Here is an example of tykky-based custom installation for installing your python packages (make sure to edit with correct CSC project name and user name as needed):

# start an interactive session once you are in login node
sinteractive -c 8 -m 30000 -d 100  # this command requests a compute node with 8 cores, 30 GB memory and 100 GB local disk space; change settings as needed
# load needed packages
module load git   # git command is not available by default on interactive nodes
module load purge  # clean environment 
module load tykky # load tykky wrapper 
# install python libraries using tykky wrapper tool; make sure to use proper project/username
mkdir -p /projappl/<project>/$USER && mkdir -p /projappl/<project>/$USER/snakemake_tykky
conda-containerize new --prefix  /projappl/<project>/$USER/snakemake_tykky env.yaml    

In the above example, Tykky installs a basic setup (as listed in the file, env.yml) to the directory ‘/projappl/project_xxxx/$USER/snakemake_tykky’. Please note that you have to append the bin directory of installation to the $PATH variable before start using the installed environment as below:

export PATH="/projappl/project_xxxx/$USER/snakemake_tykky/bin:$PATH"

Download tutorial material ( codes for installation and data) from allas object storage as below:

wget https://a3s.fi/snakemake/snakemake_tutorial.tar.gz
tar -xavf snakemake_tutorial.tar.gz

Install necessary python environment using tykky wrapper as instructed above. Once installation is succesful, you can use the following code to run as batch script (file: tutorial-sbatch.sh):

#!/bin/bash
#SBATCH --job-name=myTest
#SBATCH --account=project_xxxxx
#SBATCH --time=00:10:00
#SBATCH --mem-per-cpu=2G
#SBATCH --partition=test
#SBATCH --cpus-per-task=4

export PATH="/projappl/project_xxxx/$USER/snakemake_tykky/bin:$PATH"
snakemake -s Snakefile  -j 4

Finally, you can submit batch job from the login nodes as below:

sbatch tutorial-sbatch.sh

Installing fewer missing packages with pip

The current Snakemake module on Puhti is based on pip-installation and has a limited set of other python packages. For any real-world examples, one needs to have other python packages which can be installed using pip in a user defined folder (e.g., a directory in scratch or Projappl)

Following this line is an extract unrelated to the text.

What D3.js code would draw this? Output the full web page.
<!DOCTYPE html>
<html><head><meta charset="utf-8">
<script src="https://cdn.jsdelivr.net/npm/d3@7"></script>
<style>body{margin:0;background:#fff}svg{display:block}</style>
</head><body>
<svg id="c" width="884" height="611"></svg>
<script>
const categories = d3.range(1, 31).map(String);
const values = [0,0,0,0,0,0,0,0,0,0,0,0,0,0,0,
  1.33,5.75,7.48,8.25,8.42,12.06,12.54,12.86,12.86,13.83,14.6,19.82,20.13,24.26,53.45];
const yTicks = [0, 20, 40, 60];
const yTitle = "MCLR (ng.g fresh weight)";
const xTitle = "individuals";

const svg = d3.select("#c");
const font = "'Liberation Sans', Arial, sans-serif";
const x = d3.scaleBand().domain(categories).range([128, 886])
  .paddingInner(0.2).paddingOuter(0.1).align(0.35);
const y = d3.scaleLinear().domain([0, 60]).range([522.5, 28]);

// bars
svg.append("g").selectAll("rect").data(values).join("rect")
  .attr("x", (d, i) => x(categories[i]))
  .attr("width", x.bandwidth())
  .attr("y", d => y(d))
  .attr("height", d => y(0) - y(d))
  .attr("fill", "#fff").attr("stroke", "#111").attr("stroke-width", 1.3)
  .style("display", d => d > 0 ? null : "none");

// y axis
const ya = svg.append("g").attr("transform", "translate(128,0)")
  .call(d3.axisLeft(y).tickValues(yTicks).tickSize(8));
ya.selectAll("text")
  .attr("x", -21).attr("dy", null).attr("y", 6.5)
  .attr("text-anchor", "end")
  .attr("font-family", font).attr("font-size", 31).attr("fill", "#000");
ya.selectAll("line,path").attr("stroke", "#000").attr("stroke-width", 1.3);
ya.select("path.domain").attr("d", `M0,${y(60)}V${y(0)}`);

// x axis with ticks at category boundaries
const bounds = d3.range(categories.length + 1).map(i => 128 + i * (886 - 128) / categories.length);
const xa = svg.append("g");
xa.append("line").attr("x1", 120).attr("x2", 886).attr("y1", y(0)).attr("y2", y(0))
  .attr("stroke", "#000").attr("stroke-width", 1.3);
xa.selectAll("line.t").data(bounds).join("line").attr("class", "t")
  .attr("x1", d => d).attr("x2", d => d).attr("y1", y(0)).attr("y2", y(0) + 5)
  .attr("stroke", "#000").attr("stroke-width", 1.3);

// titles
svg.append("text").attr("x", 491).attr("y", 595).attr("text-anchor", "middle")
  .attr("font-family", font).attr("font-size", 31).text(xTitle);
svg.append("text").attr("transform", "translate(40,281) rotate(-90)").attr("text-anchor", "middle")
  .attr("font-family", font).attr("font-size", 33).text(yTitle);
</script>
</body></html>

Change to working directory to e.g., scratch area and create a folder for installing python packages (Here, let’s install matplotlib package that is not available in Snakemake module)

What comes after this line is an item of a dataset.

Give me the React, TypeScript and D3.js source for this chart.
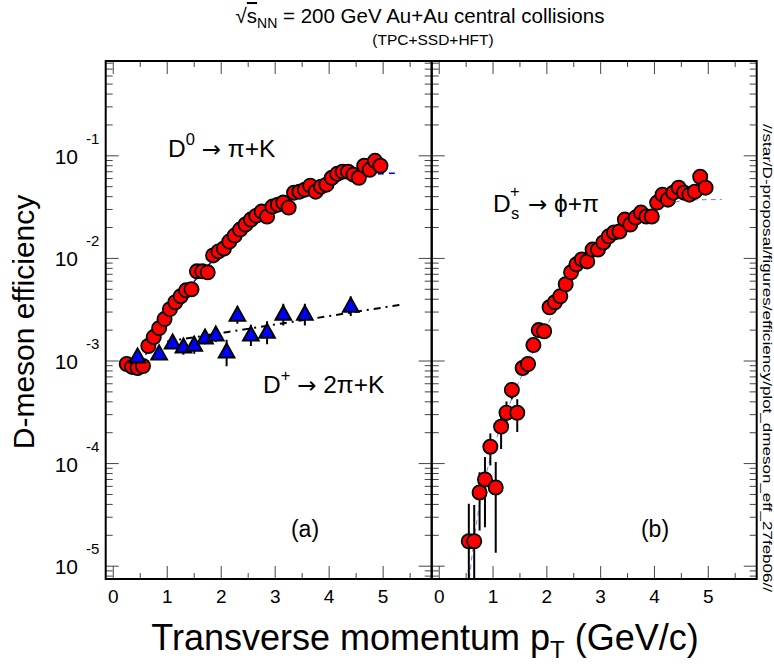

cd /scratch/project_xxx/$USER/snakemake_workflow/ && mkdir venv

Install the needed packages:

export PYTHONUSERBASE="/scratch/project_xxx/$USER/snakemake_workflow/venv"
pip3.9 install --user matplotlib 
export PATH="/scratch/project_xxx/yetukuri/snakemake_workflow/venv/bin:$PATH"
export PYTHONPATH="/scratch/project_xxx/yetukuri/snakemake_workflow/venv/lib/python3.9/site-packages/"  
#(this needs to be the same version of python package)